▸ **GIVEN DATA**:
◇ ◇ ◇ ◇ ◇

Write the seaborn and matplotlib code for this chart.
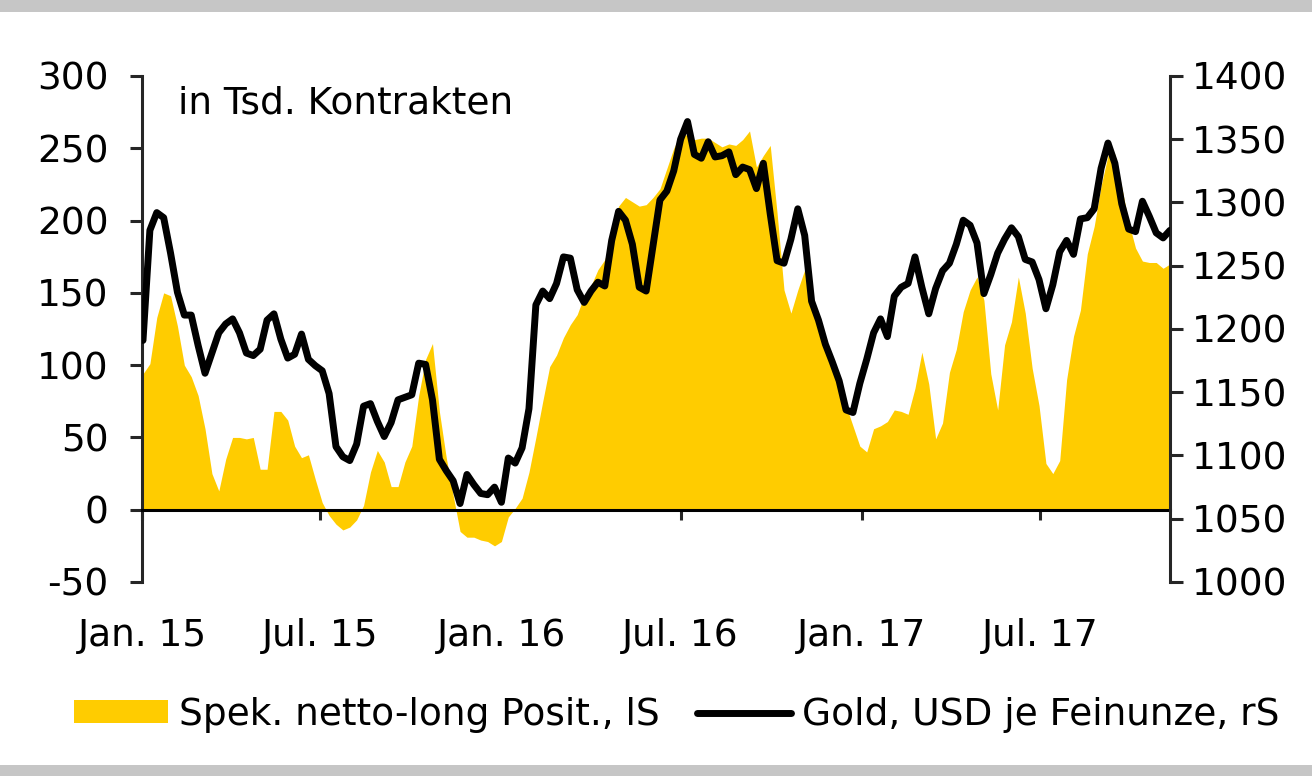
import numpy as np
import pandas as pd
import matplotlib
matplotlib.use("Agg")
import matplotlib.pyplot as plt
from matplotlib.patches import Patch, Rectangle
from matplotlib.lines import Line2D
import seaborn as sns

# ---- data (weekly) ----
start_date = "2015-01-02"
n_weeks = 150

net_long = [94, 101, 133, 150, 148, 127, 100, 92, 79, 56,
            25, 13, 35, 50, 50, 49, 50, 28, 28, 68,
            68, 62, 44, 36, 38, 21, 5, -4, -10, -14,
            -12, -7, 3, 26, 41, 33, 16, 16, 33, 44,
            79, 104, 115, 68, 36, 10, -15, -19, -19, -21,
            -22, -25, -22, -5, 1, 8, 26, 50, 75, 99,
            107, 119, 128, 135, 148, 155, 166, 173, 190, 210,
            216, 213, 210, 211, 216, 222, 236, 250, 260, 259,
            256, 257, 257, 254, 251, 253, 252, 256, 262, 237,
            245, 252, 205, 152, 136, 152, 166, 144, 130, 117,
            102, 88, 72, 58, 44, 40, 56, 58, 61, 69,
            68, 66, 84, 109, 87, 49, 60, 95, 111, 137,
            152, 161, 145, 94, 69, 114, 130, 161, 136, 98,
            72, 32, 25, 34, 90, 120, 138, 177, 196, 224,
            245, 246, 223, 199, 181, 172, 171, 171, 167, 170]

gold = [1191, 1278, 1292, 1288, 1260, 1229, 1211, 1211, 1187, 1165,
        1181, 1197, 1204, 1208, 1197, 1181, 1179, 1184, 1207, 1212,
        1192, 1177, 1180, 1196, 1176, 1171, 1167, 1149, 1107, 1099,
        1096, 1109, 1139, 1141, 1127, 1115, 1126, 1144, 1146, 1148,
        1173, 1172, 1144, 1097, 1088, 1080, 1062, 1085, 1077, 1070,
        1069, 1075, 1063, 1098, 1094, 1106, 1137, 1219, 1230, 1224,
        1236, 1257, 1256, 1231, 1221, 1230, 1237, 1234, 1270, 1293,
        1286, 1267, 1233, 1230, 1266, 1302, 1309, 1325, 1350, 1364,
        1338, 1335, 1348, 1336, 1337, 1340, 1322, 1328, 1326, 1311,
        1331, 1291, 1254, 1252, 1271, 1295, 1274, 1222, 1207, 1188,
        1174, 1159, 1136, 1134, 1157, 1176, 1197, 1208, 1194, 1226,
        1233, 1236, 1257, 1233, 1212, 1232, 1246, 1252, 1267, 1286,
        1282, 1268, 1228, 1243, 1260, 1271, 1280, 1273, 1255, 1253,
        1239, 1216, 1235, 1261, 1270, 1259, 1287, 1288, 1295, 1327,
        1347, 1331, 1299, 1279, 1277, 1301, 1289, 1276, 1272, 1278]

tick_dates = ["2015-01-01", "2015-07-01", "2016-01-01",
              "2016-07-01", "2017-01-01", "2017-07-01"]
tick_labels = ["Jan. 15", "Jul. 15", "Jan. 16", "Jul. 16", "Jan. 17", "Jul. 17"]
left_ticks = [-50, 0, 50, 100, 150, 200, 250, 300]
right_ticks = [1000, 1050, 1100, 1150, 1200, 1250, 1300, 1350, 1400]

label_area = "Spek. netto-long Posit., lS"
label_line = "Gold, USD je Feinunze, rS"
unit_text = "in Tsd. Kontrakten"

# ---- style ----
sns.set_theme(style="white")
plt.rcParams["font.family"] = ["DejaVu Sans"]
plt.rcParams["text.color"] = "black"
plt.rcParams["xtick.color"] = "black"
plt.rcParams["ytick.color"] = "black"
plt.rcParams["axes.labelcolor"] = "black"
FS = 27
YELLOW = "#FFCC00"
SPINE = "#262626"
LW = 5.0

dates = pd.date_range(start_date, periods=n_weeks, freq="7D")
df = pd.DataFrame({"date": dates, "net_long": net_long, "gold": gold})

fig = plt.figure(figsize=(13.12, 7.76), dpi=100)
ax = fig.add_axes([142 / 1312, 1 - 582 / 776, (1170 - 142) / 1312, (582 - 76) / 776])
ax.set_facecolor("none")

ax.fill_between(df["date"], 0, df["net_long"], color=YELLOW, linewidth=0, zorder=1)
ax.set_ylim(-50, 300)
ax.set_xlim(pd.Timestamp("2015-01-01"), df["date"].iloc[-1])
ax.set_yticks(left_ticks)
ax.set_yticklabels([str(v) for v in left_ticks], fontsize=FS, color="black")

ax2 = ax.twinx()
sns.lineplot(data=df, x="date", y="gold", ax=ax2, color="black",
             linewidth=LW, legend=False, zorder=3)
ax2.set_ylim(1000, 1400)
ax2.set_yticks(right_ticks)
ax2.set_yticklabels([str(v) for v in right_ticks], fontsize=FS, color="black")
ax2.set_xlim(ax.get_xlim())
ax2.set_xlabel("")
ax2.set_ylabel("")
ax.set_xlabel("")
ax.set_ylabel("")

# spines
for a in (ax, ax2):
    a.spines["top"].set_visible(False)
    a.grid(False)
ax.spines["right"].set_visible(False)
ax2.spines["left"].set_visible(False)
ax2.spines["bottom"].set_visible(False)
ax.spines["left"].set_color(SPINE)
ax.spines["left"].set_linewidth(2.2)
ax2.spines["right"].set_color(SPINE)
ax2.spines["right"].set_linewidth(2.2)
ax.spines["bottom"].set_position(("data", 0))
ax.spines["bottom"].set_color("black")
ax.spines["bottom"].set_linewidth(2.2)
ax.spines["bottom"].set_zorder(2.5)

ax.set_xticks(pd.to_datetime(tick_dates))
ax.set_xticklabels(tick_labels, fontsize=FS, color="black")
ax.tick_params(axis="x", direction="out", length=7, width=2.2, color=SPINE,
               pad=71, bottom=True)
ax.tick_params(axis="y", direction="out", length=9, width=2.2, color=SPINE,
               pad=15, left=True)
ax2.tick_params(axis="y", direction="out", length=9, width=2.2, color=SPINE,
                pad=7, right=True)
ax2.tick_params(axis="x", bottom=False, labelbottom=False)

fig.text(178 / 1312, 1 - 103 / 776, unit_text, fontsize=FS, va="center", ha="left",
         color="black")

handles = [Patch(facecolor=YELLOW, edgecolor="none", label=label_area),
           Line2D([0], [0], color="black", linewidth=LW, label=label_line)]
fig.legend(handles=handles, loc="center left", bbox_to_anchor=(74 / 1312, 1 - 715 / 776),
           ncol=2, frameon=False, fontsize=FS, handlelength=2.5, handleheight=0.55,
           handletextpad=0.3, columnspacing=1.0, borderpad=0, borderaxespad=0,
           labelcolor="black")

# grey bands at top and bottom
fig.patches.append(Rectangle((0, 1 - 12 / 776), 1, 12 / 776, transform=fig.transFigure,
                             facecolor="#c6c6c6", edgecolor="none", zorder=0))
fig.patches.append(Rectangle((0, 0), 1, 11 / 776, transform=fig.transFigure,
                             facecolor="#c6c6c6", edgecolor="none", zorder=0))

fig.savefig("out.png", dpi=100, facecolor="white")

◇ ◇ ◇ ◇ ◇

▸ **TASK REQUIREMENTS**: Restate each line from the start of the listing through the line bearing "n_weeks = 150" word for word. Drop the pictures.

▸ **ANSWER**:
Write the seaborn and matplotlib code for this chart.
import numpy as np
import pandas as pd
import matplotlib
matplotlib.use("Agg")
import matplotlib.pyplot as plt
from matplotlib.patches import Patch, Rectangle
from matplotlib.lines import Line2D
import seaborn as sns

# ---- data (weekly) ----
start_date = "2015-01-02"
n_weeks = 150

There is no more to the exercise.